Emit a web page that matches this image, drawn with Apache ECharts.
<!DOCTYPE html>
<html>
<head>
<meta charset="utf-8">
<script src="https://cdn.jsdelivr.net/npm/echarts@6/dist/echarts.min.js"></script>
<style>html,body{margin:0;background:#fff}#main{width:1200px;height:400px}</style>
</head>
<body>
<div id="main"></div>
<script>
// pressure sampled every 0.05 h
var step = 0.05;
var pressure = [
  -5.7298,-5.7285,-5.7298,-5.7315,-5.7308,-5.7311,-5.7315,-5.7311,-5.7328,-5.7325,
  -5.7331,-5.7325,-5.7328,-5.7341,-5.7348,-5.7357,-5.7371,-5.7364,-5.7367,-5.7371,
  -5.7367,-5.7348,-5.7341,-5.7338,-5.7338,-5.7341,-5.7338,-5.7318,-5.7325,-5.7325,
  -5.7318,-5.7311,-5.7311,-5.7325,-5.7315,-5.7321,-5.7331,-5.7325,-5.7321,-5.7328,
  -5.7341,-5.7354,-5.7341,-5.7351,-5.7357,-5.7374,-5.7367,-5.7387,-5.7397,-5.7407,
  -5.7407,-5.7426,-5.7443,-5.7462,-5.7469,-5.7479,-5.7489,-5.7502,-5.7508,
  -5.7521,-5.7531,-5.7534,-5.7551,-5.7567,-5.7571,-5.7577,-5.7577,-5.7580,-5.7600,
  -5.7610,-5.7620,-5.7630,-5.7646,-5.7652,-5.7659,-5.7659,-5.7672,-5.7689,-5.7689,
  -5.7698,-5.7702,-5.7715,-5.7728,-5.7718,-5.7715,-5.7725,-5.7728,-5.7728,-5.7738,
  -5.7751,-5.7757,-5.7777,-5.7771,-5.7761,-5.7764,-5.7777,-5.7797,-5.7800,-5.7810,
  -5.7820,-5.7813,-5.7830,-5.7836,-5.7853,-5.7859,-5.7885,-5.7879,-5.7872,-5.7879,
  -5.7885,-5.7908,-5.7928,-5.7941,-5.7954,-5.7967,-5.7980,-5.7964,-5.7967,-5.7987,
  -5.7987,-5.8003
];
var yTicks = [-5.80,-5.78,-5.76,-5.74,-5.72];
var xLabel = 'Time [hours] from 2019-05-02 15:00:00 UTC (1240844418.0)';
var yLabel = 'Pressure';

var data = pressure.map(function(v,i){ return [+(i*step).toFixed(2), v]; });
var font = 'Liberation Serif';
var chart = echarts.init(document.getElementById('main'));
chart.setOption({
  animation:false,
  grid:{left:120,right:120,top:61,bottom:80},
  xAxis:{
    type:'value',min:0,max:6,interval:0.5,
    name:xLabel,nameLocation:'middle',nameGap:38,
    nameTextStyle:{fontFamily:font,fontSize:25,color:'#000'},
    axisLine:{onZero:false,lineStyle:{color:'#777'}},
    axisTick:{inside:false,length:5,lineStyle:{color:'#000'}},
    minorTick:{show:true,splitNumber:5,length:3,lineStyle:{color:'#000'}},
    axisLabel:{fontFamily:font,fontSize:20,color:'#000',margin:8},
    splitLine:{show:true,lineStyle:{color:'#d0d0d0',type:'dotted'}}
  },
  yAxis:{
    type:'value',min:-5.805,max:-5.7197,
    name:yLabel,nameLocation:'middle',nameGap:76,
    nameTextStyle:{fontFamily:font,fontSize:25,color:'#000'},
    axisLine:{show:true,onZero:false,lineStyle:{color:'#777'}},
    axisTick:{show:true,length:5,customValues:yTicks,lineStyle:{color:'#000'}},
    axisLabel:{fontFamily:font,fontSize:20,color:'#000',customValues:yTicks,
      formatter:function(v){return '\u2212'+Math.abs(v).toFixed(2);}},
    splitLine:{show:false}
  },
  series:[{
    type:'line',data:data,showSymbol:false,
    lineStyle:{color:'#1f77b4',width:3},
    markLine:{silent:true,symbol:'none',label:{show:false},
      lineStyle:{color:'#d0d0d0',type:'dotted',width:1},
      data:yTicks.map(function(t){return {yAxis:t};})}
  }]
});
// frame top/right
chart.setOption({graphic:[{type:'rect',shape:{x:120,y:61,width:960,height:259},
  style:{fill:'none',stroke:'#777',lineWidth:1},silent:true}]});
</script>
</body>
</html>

◇ ◇ ◇ ◇ ◇ ◇ ◇

Given task: All of the lines above need to be given again exactly.

Output below:
Emit a web page that matches this image, drawn with Apache ECharts.
<!DOCTYPE html>
<html>
<head>
<meta charset="utf-8">
<script src="https://cdn.jsdelivr.net/npm/echarts@6/dist/echarts.min.js"></script>
<style>html,body{margin:0;background:#fff}#main{width:1200px;height:400px}</style>
</head>
<body>
<div id="main"></div>
<script>
// pressure sampled every 0.05 h
var step = 0.05;
var pressure = [
  -5.7298,-5.7285,-5.7298,-5.7315,-5.7308,-5.7311,-5.7315,-5.7311,-5.7328,-5.7325,
  -5.7331,-5.7325,-5.7328,-5.7341,-5.7348,-5.7357,-5.7371,-5.7364,-5.7367,-5.7371,
  -5.7367,-5.7348,-5.7341,-5.7338,-5.7338,-5.7341,-5.7338,-5.7318,-5.7325,-5.7325,
  -5.7318,-5.7311,-5.7311,-5.7325,-5.7315,-5.7321,-5.7331,-5.7325,-5.7321,-5.7328,
  -5.7341,-5.7354,-5.7341,-5.7351,-5.7357,-5.7374,-5.7367,-5.7387,-5.7397,-5.7407,
  -5.7407,-5.7426,-5.7443,-5.7462,-5.7469,-5.7479,-5.7489,-5.7502,-5.7508,
  -5.7521,-5.7531,-5.7534,-5.7551,-5.7567,-5.7571,-5.7577,-5.7577,-5.7580,-5.7600,
  -5.7610,-5.7620,-5.7630,-5.7646,-5.7652,-5.7659,-5.7659,-5.7672,-5.7689,-5.7689,
  -5.7698,-5.7702,-5.7715,-5.7728,-5.7718,-5.7715,-5.7725,-5.7728,-5.7728,-5.7738,
  -5.7751,-5.7757,-5.7777,-5.7771,-5.7761,-5.7764,-5.7777,-5.7797,-5.7800,-5.7810,
  -5.7820,-5.7813,-5.7830,-5.7836,-5.7853,-5.7859,-5.7885,-5.7879,-5.7872,-5.7879,
  -5.7885,-5.7908,-5.7928,-5.7941,-5.7954,-5.7967,-5.7980,-5.7964,-5.7967,-5.7987,
  -5.7987,-5.8003
];
var yTicks = [-5.80,-5.78,-5.76,-5.74,-5.72];
var xLabel = 'Time [hours] from 2019-05-02 15:00:00 UTC (1240844418.0)';
var yLabel = 'Pressure';

var data = pressure.map(function(v,i){ return [+(i*step).toFixed(2), v]; });
var font = 'Liberation Serif';
var chart = echarts.init(document.getElementById('main'));
chart.setOption({
  animation:false,
  grid:{left:120,right:120,top:61,bottom:80},
  xAxis:{
    type:'value',min:0,max:6,interval:0.5,
    name:xLabel,nameLocation:'middle',nameGap:38,
    nameTextStyle:{fontFamily:font,fontSize:25,color:'#000'},
    axisLine:{onZero:false,lineStyle:{color:'#777'}},
    axisTick:{inside:false,length:5,lineStyle:{color:'#000'}},
    minorTick:{show:true,splitNumber:5,length:3,lineStyle:{color:'#000'}},
    axisLabel:{fontFamily:font,fontSize:20,color:'#000',margin:8},
    splitLine:{show:true,lineStyle:{color:'#d0d0d0',type:'dotted'}}
  },
  yAxis:{
    type:'value',min:-5.805,max:-5.7197,
    name:yLabel,nameLocation:'middle',nameGap:76,
    nameTextStyle:{fontFamily:font,fontSize:25,color:'#000'},
    axisLine:{show:true,onZero:false,lineStyle:{color:'#777'}},
    axisTick:{show:true,length:5,customValues:yTicks,lineStyle:{color:'#000'}},
    axisLabel:{fontFamily:font,fontSize:20,color:'#000',customValues:yTicks,
      formatter:function(v){return '\u2212'+Math.abs(v).toFixed(2);}},
    splitLine:{show:false}
  },
  series:[{
    type:'line',data:data,showSymbol:false,
    lineStyle:{color:'#1f77b4',width:3},
    markLine:{silent:true,symbol:'none',label:{show:false},
      lineStyle:{color:'#d0d0d0',type:'dotted',width:1},
      data:yTicks.map(function(t){return {yAxis:t};})}
  }]
});
// frame top/right
chart.setOption({graphic:[{type:'rect',shape:{x:120,y:61,width:960,height:259},
  style:{fill:'none',stroke:'#777',lineWidth:1},silent:true}]});
</script>
</body>
</html>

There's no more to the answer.